Honorine rested her chin on her knees, enjoying her quiet moment of victory. Her eyes wandered over the rest of the dark kitchen, searching for the next project. She looked at the ovens and wondered if she couldn’t build some type of a more effective thermometer or a machine to knead the bread. For surely, once the rest of the staff saw that she could make everyone’s work easier, they would not all look at her with such suspicion whenever she entered the kitchens.
It was times like this that she missed Francis.
He would have been excited to see the washing machine, turning on its own power, and her lantern, flickering away on the table. Francis had been her closest companion when they were the only children in the house, and they had spent a good part of each day together, eating their meals or spending afternoons in the garden, and later taking lessons together from Francis’s governesses. As they grew, they had both developed a fascination with inventing and building machines. But then, last year, Francis had been sent away to school for the first time. Lady Vidalia had decided it was time for him to begin meeting and socializing with other children of his same station.
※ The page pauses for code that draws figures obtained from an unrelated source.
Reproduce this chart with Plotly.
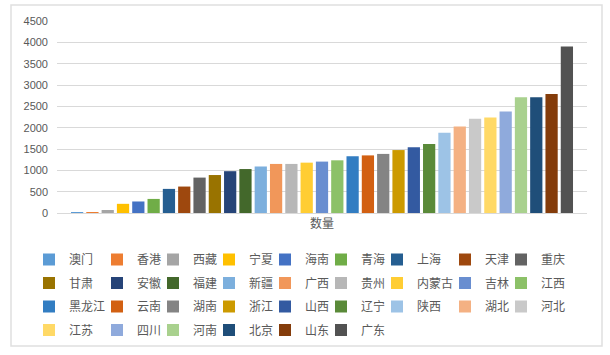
import plotly.graph_objects as go

category = ["数量"]
provinces = ["澳门", "香港", "西藏", "宁夏", "海南", "青海", "上海", "天津", "重庆",
             "甘肃", "安徽", "福建", "新疆", "广西", "贵州", "内蒙古", "吉林", "江西",
             "黑龙江", "云南", "湖南", "浙江", "山西", "辽宁", "陕西", "湖北", "河北",
             "江苏", "四川", "河南", "北京", "山东", "广东"]
values = [8, 12, 70, 215, 270, 330, 565, 620, 830,
          890, 980, 1030, 1090, 1150, 1150, 1180, 1205, 1235,
          1330, 1350, 1385, 1475, 1540, 1615, 1880, 2025, 2210,
          2240, 2380, 2710, 2710, 2790, 3900]
colors = ["#5B9BD5", "#ED7D31", "#A5A5A5", "#FFC000", "#4472C4", "#70AD47",
          "#255E91", "#9E480E", "#636363", "#997300", "#264478", "#43682B",
          "#7CAFDD", "#F1975A", "#B7B7B7", "#FFCD33", "#698ED0", "#8CC168",
          "#327DC2", "#D26012", "#848484", "#CC9A00", "#335AA1", "#5A8A39",
          "#9DC3E6", "#F4B183", "#C9C9C9", "#FFD966", "#8FAADC", "#A9D18E",
          "#1F4E79", "#843C0B", "#525252"]
y_ticks = [0, 500, 1000, 1500, 2000, 2500, 3000, 3500, 4000, 4500]

# legend laid out as 9 columns (one vertical legend per column)
n_cols = 9
col_left_px = [29, 97, 153, 209, 265, 321, 377, 445, 501]
plot_l, plot_w, plot_b, plot_h = 57, 530, 213, 192

fig = go.Figure()
for i, (name, v, c) in enumerate(zip(provinces, values, colors)):
    col = i % n_cols
    fig.add_trace(go.Bar(x=category, y=[v], name=name, marker_color=c,
                         marker_line_width=0, legendgroup=name,
                         legend="legend" if col == 0 else f"legend{col + 1}"))

legend_common = dict(orientation="v", xanchor="left", yanchor="top",
                     y=(plot_b - 245) / plot_h, traceorder="grouped",
                     tracegroupgap=4.5, itemwidth=30, bgcolor="rgba(0,0,0,0)",
                     font=dict(size=12, color="#595959"))
legends = {}
for col in range(n_cols):
    key = "legend" if col == 0 else f"legend{col + 1}"
    legends[key] = dict(legend_common, x=(col_left_px[col] - plot_l) / plot_w)

fig.update_layout(
    width=610, height=355,
    margin=dict(l=plot_l, r=610 - plot_l - plot_w, t=21, b=355 - plot_b, autoexpand=False),
    paper_bgcolor="white", plot_bgcolor="white",
    barmode="group", bargap=0.047, bargroupgap=0.2,
    font=dict(family="Noto Sans CJK SC, Liberation Sans", size=11, color="#595959"),
    showlegend=True,
    xaxis=dict(showgrid=False, showline=True, linecolor="#D9D9D9", linewidth=1,
               tickfont=dict(size=12, color="#595959"), ticks="", automargin=False),
    yaxis=dict(range=[0, 4500], tickvals=y_ticks, showgrid=True, gridcolor="#D9D9D9",
               gridwidth=1, zeroline=False, showline=False, ticks="",
               ticklabelstandoff=8, automargin=False,
               tickfont=dict(family="Liberation Sans", size=11, color="#595959")),
    shapes=[dict(type="rect", xref="paper", yref="paper",
                 x0=(11 - plot_l) / plot_w, x1=(602 - plot_l) / plot_w,
                 y0=(plot_b - 346) / plot_h, y1=(plot_b - 5) / plot_h,
                 line=dict(color="#E0E0E0", width=1.5), layer="below")],
    **legends,
)

fig.write_html("out.html", config={"displayModeBar": False},
               post_script="document.body.style.margin='0';")
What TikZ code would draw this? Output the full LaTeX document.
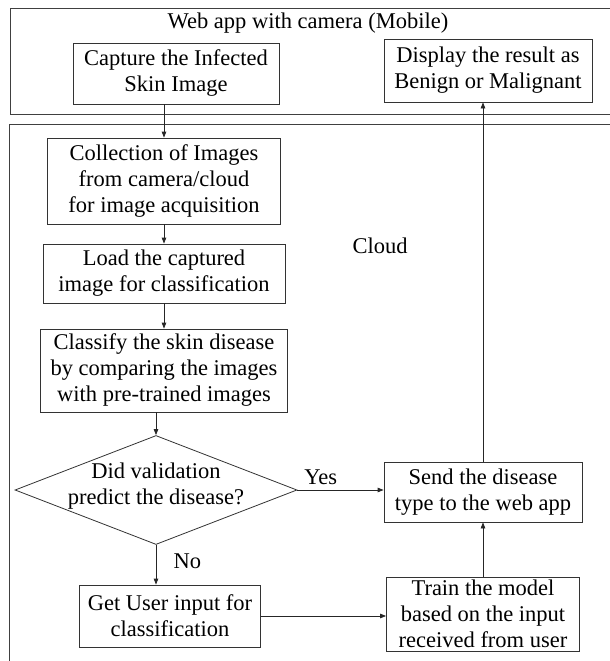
\documentclass[tikz,border=0pt]{standalone}
\usepackage{fontspec}
\setmainfont{Liberation Serif}
\usepackage{tikz}
\usetikzlibrary{positioning, arrows.meta, shapes.geometric}

\tikzset{
  block/.style={draw=black!80, line width=0.8pt, align=center, inner sep=0pt},
  frame/.style={draw=black!75, line width=0.9pt},
  flow/.style={->, draw=black!85, line width=0.8pt},
}

\begin{document}
\begin{tikzpicture}[x=1pt, y=1pt, node distance=100pt, on grid,
    >={Triangle[length=6pt,width=4.5pt]},
    font=\fontsize{22.5}{26}\selectfont]
        \useasboundingbox (0,0) rectangle (610,-661);
        % the two areas
        \draw[frame] (10,-8) rectangle (625,-114);
        \draw[frame] (9,-124) rectangle (625,-675);
        \node (title) at (308,-23) {Web app with camera (Mobile)};
        \node (cloud) at (380,-246) {Cloud};

        \node[block, minimum width=206pt, minimum height=61pt] (cap)  at (176,-73.5) {Capture the Infected\\Skin Image};
        \node[block, minimum width=208pt, minimum height=63pt] (disp) at (488,-70.5) {Display the result as\\Benign or Malignant};
        \node[block, minimum width=233pt, minimum height=86pt] (col)  at (164,-181) {Collection of Images\\from camera/cloud\\for image acquisition};
        \node[block, minimum width=242pt, minimum height=59pt] (load) [below=92.5pt of col] {Load the captured\\image for classification};
        \node[block, minimum width=247pt, minimum height=83pt] (cls)  [below=97pt of load] {Classify the skin disease\\by comparing the images\\with pre-trained images};
        \node[diamond, draw=black!80, line width=0.8pt, inner sep=0pt,
              minimum width=282pt, minimum height=109pt] (dec) at (156,-490) {};
        \node[align=center] (dectext) at ([yshift=4pt]dec.center) {Did validation\\predict the disease?};
        \node[block, minimum width=198pt, minimum height=60pt] (send)  at (483,-492) {Send the disease\\type to the web app};
        \node[block, minimum width=193pt, minimum height=74pt] (train) [below=122pt of send] {Train the model\\based on the input\\received from user};
        \node[block, minimum width=181pt, minimum height=62pt] (get)   at (170,-616) {Get User input for\\classification};

        \draw[flow] (col.north |- cap.south) -- (col.north);
        \draw[flow] (col) -- (load);
        \draw[flow] (load) -- (cls);
        \draw[flow] (dec.north |- cls.south) -- (dec.north);
        \draw[flow] (dec.east) -- node[pos=0.27, above=2pt] {Yes} (dec.east -| send.west);
        \draw[flow] (dec.south) -- node[pos=0.42, right=14pt] {No} (dec.south |- get.north);
        \draw[flow] (get.east) -- (get.east -| train.west);
        \draw[flow] (train) -- (send);
        \draw[flow] (send.north) -- (send.north |- disp.south);
      \end{tikzpicture}
\end{document}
After the first semester, he had come home for holiday break with tales of classes and dormitories and dozens of other boys studying mathematics, history, biology, science. Honorine
longed to visit such a place. But though Lady Vidalia might have been willing to pay a governess a little extra to give some lessons to the young maid, she wasn’t going to pay to send Honorine to a proper school.
So Francis went back to school, and Honorine went back to work, spending her time that used to be for lessons with Francis building clockwork games they could play together when he returned for the summer holiday. She had made one with ducks that moved on a glass pond with magnets, and another with little windup elephants that flipped marbles through the air with springs in their trunks.
But when the school year ended, instead of Francis, a letter arrived, excitedly describing his intention to stay over the summer and continue his studies. And at the end of the summer, another letter came stating that he was looking forward to a new year of classes.
Honorine often wondered what he was doing at school while she was dusting bookshelves or watering potted ferns, or sitting in the kitchen in the dark hours of the morning, observing her prototype washing machine motor, which was making a surprising amount of bubbles. Too many to be contained in the tub, she realized, and climbed down from the table to switch it off before they spilled out onto the floor. But before she could reach the machine, she was distracted by a faint flashing light at the far end of the kitchen. Not another lantern, and not a shaft of moonlight, but a spattering of green among the jars of extracts and pots of herbs gathered along the windowsills.
The omen stones. Again.
Honorine spun around. In every window, the omen stones glowed, flickering and waning like the cold twinkle of tiny stars.